The Living History Foundation has issued a statement regarding the recent increase in cat owners claiming to be archeologists: “You’re not. Stop that.”
All cat owners know that the greatest joy in caring for a feline is cleaning up after their bowel movements. Children wake with excitement of Christmas morning, knowing that they will be greeted with freshly produced pooples just waiting to be sifted from within the sands of the cat box.
Sifting urine clumps, obviously, is a close second. Third is cleaning vomit out of the carpet, and fourth is finding fur in your soup.
Recently however, some pet owners have taken the joy of feline defecation and urination to another level, claiming that the manual extraction of waste from their cat’s litter box somehow qualifies them as amateur archeologists.
Amy Silkens – a completely well woman who totally has it together – dons a hardhat headlamp and beige jumpsuit every time she handles her pearl-handled litter sifter.
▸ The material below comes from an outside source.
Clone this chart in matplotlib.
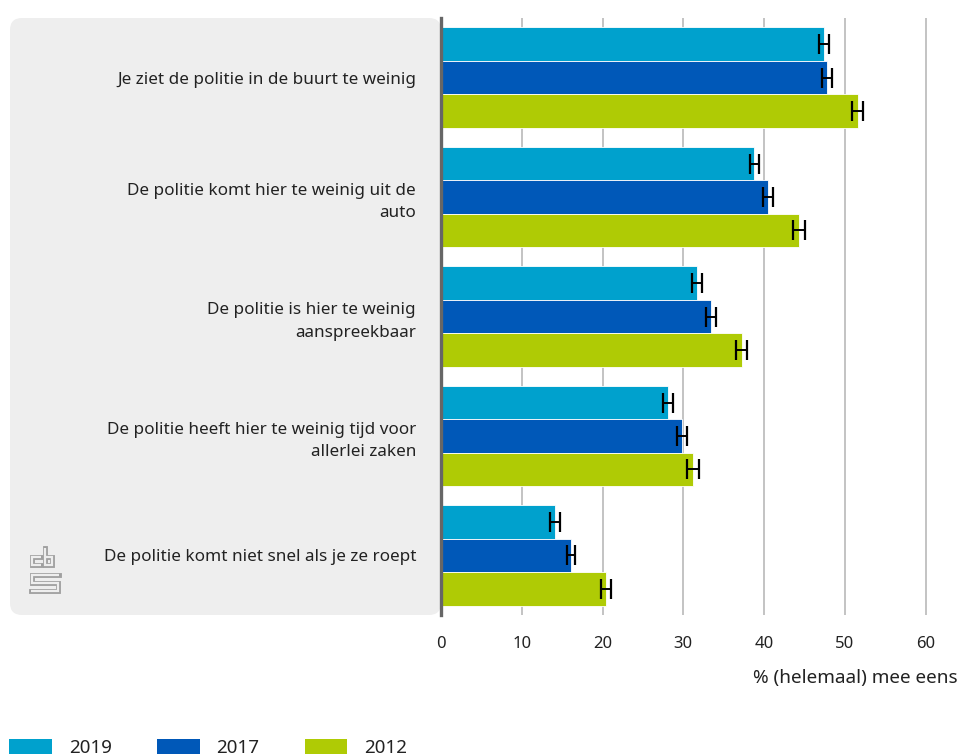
import matplotlib
matplotlib.use("Agg")
import matplotlib.pyplot as plt
import numpy as np
from matplotlib.patches import FancyBboxPatch, Patch
from matplotlib.lines import Line2D

plt.rcParams['font.family'] = ['Noto Sans', 'DejaVu Sans']

categories = [
    "Je ziet de politie in de buurt te weinig",
    "De politie komt hier te weinig uit de\nauto",
    "De politie is hier te weinig\naanspreekbaar",
    "De politie heeft hier te weinig tijd voor\nallerlei zaken",
    "De politie komt niet snel als je ze roept",
]
years = ["2019", "2017", "2012"]
v2019 = [47.4, 38.8, 31.7, 28.1, 14.1]
v2017 = [47.8, 40.5, 33.4, 29.8, 16.1]
v2012 = [51.6, 44.3, 37.2, 31.2, 20.4]
e2019 = [0.6, 0.6, 0.6, 0.6, 0.6]
e2017 = [0.6, 0.6, 0.6, 0.6, 0.5]
e2012 = [0.7, 0.7, 0.7, 0.7, 0.6]
colors = ["#00a1cd", "#0058b8", "#afcb05"]
xticks = [0, 10, 20, 30, 40, 50, 60]
xlabel = "% (helemaal) mee eens"

W, H = 961, 756
fig = plt.figure(figsize=(W / 100, H / 100), dpi=100)

# grey background panel (inches coords)
panel = FancyBboxPatch((10 / 100, (H - 615) / 100), (441 - 10) / 100, (615 - 18) / 100,
                       boxstyle="round,pad=0,rounding_size=0.12",
                       transform=fig.dpi_scale_trans, facecolor="#eeeeee",
                       edgecolor="none", zorder=-5)
fig.patches.append(panel)

ax = fig.add_axes([441 / W, (H - 615) / H, 517 / W, 597 / H])
ax.set_facecolor("none")
ax.set_xlim(0, 64)
ax.set_ylim(4.498, -0.498)

y = np.arange(len(categories))
bh = 0.279
series = [(v2019, e2019), (v2017, e2017), (v2012, e2012)]
for k, ((vals, errs), c, yr) in enumerate(zip(series, colors, years)):
    pos = y + (k - 1) * bh
    ax.barh(pos, vals, height=bh, color=c, edgecolor="white", linewidth=0.6,
            zorder=2, label=yr)
    ax.errorbar(vals, pos, xerr=errs, fmt="none", ecolor="black",
                elinewidth=1.4, capsize=7.5, capthick=1.6, zorder=3)

ax.set_xticks(xticks)
ax.set_xticklabels([str(t) for t in xticks], fontsize=12, color="#222222")
ax.grid(axis="x", color="#b9b9b9", linewidth=1.2, zorder=1)
ax.tick_params(axis="x", length=0, pad=15)
ax.set_yticks(y)
ax.set_yticklabels(categories, fontsize=12.3, color="#222222", linespacing=1.52)
ax.tick_params(axis="y", length=0, pad=18)
for s in ["top", "right", "bottom"]:
    ax.spines[s].set_visible(False)
ax.spines["left"].set_color("#666666")
ax.spines["left"].set_linewidth(2.4)
ax.spines["left"].set_zorder(5)
ax.set_xlabel(xlabel, loc="right", fontsize=13.6, color="#222222", labelpad=12)

# CBS logo approximation (outlined strokes)
def px(xs, ys):
    return [x / 100 for x in xs], [(H - yy) / 100 for yy in ys]

logo_paths = [
    ([41, 31.5, 31.5, 41], [557, 557, 564.5, 564.5]),
    ([44.5, 44.5, 52, 52, 44.5], [547.5, 564.5, 564.5, 557, 557]),
    ([58.5, 31.5, 31.5, 58, 58, 31], [574.5, 574.5, 582.5, 582.5, 590.5, 590.5]),
]
for xs, ys in logo_paths:
    lx, ly = px(xs, ys)
    fig.lines.append(Line2D(lx, ly, transform=fig.dpi_scale_trans, color="#a0a0a0",
                            linewidth=3.5, solid_joinstyle="miter", solid_capstyle="projecting"))
    fig.lines.append(Line2D(lx, ly, transform=fig.dpi_scale_trans, color="#eeeeee",
                            linewidth=1.6, solid_joinstyle="miter", solid_capstyle="butt"))

handles = [Patch(facecolor=c, edgecolor="none") for c in colors]
fig.legend(handles, years, loc="upper left", bbox_to_anchor=(9 / W, 17 / H),
           ncol=3, frameon=False, fontsize=13.5, handlelength=2.29, handleheight=0.85,
           handletextpad=0.9, columnspacing=2.4, borderpad=0, borderaxespad=0,
           labelcolor="#222222")

fig.savefig("out.png", dpi=100)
This would be strange perhaps if she didn’t claim to regularly find fossilized pterodactyl bones in the litter box of her cat Sasha.
The Living History Foundation stands by it’s denouncement of what practitioners have dubbed “Feline Feceology.” According to spokesman Heintz Brelic, “There are no similarities between unearthing a precious artifact from the past, and panning for cat mess. The most obvious difference, to me, is that we generally keep the precious artifacts we discover, while feline waste is, discarded…I assume. Second, our finding are generally millions of years old. If you are finding petrified feces in your cat’s box, you are clearly unfit to own pets.”
Ms. Silkens and others like her remain undeterred, because in this life, many people become passionate about patently ridiculous things and just can’t be convinced to do or think otherwise. Sift on, Silkens!